▶ _Problem requirements_
Print only the lines from the top of the data through the line with "(13,385) rectangle (729,510);", both included, skipping every picture.

------ Dataset extract

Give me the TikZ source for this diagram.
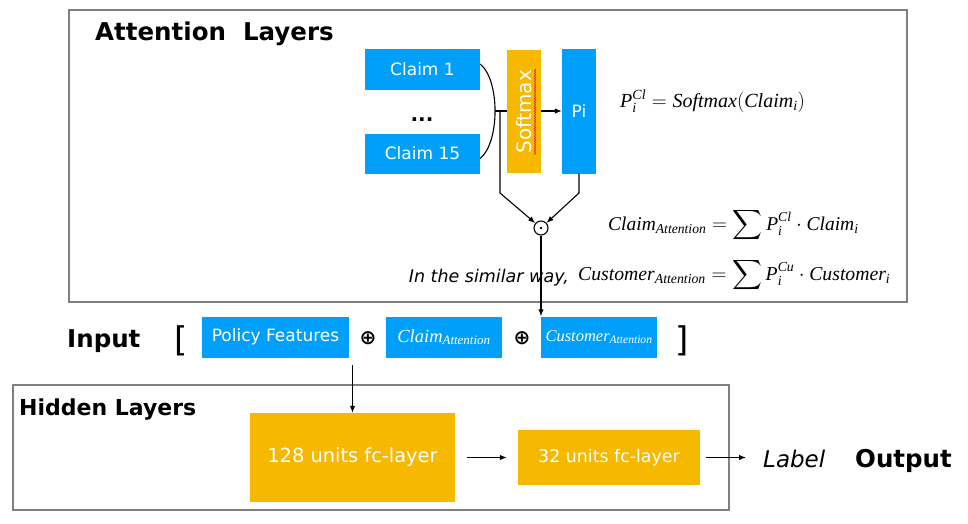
\documentclass[tikz,border=0pt]{standalone}
\usepackage{amsmath}
\usepackage{fontspec}
\setmainfont{DejaVu Sans}
\newfontfamily\eqfont{Liberation Serif}
\usepackage{tikz}
\usetikzlibrary{arrows.meta}
\usetikzlibrary{calc}
\usetikzlibrary{decorations.pathmorphing}

\definecolor{boxblue}{RGB}{0,160,250}
\definecolor{boxorange}{RGB}{247,184,0}
\definecolor{framegray}{RGB}{128,128,128}

\newcommand{\fs}[1]{\fontsize{#1}{#1}\selectfont}
\newcommand{\ev}[1]{\text{\eqfont\itshape #1}}

\begin{document}
\begin{tikzpicture}[x=1pt,y=-1pt,
  blueblock/.style={fill=boxblue, text=white, inner sep=0pt, font=\fs{17}},
  orangeblock/.style={fill=boxorange, text=white, inner sep=0pt, font=\fs{18}},
  layerframe/.style={draw=framegray, line width=1.4pt},
  heading/.style={font=\bfseries\fs{24.5}, inner sep=0pt, anchor=base west},
  eqtext/.style={font=\fs{20}, inner sep=0pt, anchor=base west},
  conn/.style={line width=1.1pt},
  arr/.style={-{Latex[length=7pt,width=5.5pt]}, line width=1.1pt}]
\useasboundingbox (0,0) rectangle (968,523);

\draw[layerframe] (69,10) rectangle (907,302);
\draw[layerframe] (13,385) rectangle (729,510);

\node[heading] (attnhead) at (95,40) {Attention\ \ Layers};
\node[heading] (inputhead) at (67,347) {Input};
\node[heading, font=\bfseries\fs{22}] (hiddenhead) at (19,415) {Hidden Layers};
\node[heading] (outputhead) at (855,467) {Output};
\node[heading, font=\itshape\fs{23}] (label) at (763,467) {Label};

% attention part
\node[blueblock, minimum width=115, minimum height=41] (claim1) at (422.5,69) {Claim 1};
\node[blueblock, minimum width=115, minimum height=40] (claim15) at (422.5,153.5) {Claim 15};
\node[font=\bfseries\fs{20}, inner sep=0pt, anchor=base] (dots) at (422,121) {...};
\node[orangeblock, font=\fs{20}, rotate=90, minimum width=123, minimum height=34] (softmax) at (524,111.5) {Softmax};
\draw[red, line width=0.5pt, decorate, decoration={snake, amplitude=0.7pt, segment length=2.5pt}] (535,69) -- (535,155);
\node[blueblock, minimum width=34, minimum height=125] (pi) at (579,111) {Pi};
\node[circle, draw, line width=1.1pt, minimum size=14, inner sep=0pt] (prod) at (541,228) {};
\fill (prod.center) circle (1.4);

\coordinate (merge) at (495,111);
\coordinate (lsplit) at (500,111);
\coordinate (lbend) at (500,193);
\coordinate (rbend) at (pi.south |- lbend);
\draw[conn] ([yshift=5pt]claim1.east) .. controls (500,80) and (500,142) .. ([yshift=-5pt]claim15.east);
\draw[conn] (merge) -- (merge -| softmax.north);
\draw[arr] (softmax.south |- merge) -- (merge -| pi.west);
\draw[arr] (lsplit) -- (lbend) -- (prod);
\draw[arr] (pi.south) -- (rbend) -- (prod);

\node[eqtext] (eqsoft) at (620,107) {$\ev{P}_{\ev{i}}^{\ev{Cl}} = \ev{Softmax}(\ev{Claim}_{\ev{i}})$};
\node[eqtext, font=\fs{19.5}] (eqclaim) at (608,230) {$\ev{Claim}_{\ev{Attention}} = \displaystyle\sum \ev{P}_{\ev{i}}^{\ev{Cl}}\cdot \ev{Claim}_{\ev{i}}$};
\node[eqtext, font=\fs{19.7}] (eqcust) at (578,280) {$\ev{Customer}_{\ev{Attention}} = \displaystyle\sum \ev{P}_{\ev{i}}^{\ev{Cu}}\cdot \ev{Customer}_{\ev{i}}$};
\node[font=\itshape\fs{17.5}, inner sep=0pt, anchor=base east] (similar) at (569,282) {In the similar way,};

% input row
\node[font=\fs{34}, inner sep=0pt] (lbrack) at (181,341) {[};
\node[font=\fs{34}, inner sep=0pt] (rbrack) at (682,341) {]};
\node[blueblock, minimum width=147, minimum height=41] (policy) at (275.5,337) {Policy Features};
\node[font=\bfseries\fs{20}, inner sep=0pt] (plus1) at (368,338) {⊕};
\node[blueblock, font=\fs{18.5}, minimum width=116, minimum height=41] (claimatt) at (444,337) {$\ev{Claim}_{\ev{Attention}}$};
\node[font=\bfseries\fs{20}, inner sep=0pt] (plus2) at (522,338) {⊕};
\node[blueblock, font=\fs{16.5}, minimum width=116, minimum height=41] (custatt) at (599,337) {$\ev{Customer}_{\ev{Attention}}$};
\draw[arr] (prod) -- (prod |- custatt.north);

% hidden layers
\node[orangeblock, font=\fs{19.4}, minimum width=205, minimum height=89] (fc128) at (352.5,457.5) {128 units fc-layer};
\node[orangeblock, font=\fs{17.4}, minimum width=182, minimum height=55] (fc32) at (609,457.5) {32 units fc-layer};
\coordinate (hidin) at (352.5,365);
\draw[arr] (hidin) -- (fc128.north);
\draw[arr, shorten <=12pt, shorten >=11pt] (fc128) -- (fc32);
\draw[arr, shorten <=6pt, shorten >=17pt] (fc32.east) -- (fc32.east -| label.west);

\end{tikzpicture}
\end{document}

------------

▶ _Response to this task_
Give me the TikZ source for this diagram.
\documentclass[tikz,border=0pt]{standalone}
\usepackage{amsmath}
\usepackage{fontspec}
\setmainfont{DejaVu Sans}
\newfontfamily\eqfont{Liberation Serif}
\usepackage{tikz}
\usetikzlibrary{arrows.meta}
\usetikzlibrary{calc}
\usetikzlibrary{decorations.pathmorphing}

\definecolor{boxblue}{RGB}{0,160,250}
\definecolor{boxorange}{RGB}{247,184,0}
\definecolor{framegray}{RGB}{128,128,128}

\newcommand{\fs}[1]{\fontsize{#1}{#1}\selectfont}
\newcommand{\ev}[1]{\text{\eqfont\itshape #1}}

\begin{document}
\begin{tikzpicture}[x=1pt,y=-1pt,
  blueblock/.style={fill=boxblue, text=white, inner sep=0pt, font=\fs{17}},
  orangeblock/.style={fill=boxorange, text=white, inner sep=0pt, font=\fs{18}},
  layerframe/.style={draw=framegray, line width=1.4pt},
  heading/.style={font=\bfseries\fs{24.5}, inner sep=0pt, anchor=base west},
  eqtext/.style={font=\fs{20}, inner sep=0pt, anchor=base west},
  conn/.style={line width=1.1pt},
  arr/.style={-{Latex[length=7pt,width=5.5pt]}, line width=1.1pt}]
\useasboundingbox (0,0) rectangle (968,523);

\draw[layerframe] (69,10) rectangle (907,302);
\draw[layerframe] (13,385) rectangle (729,510);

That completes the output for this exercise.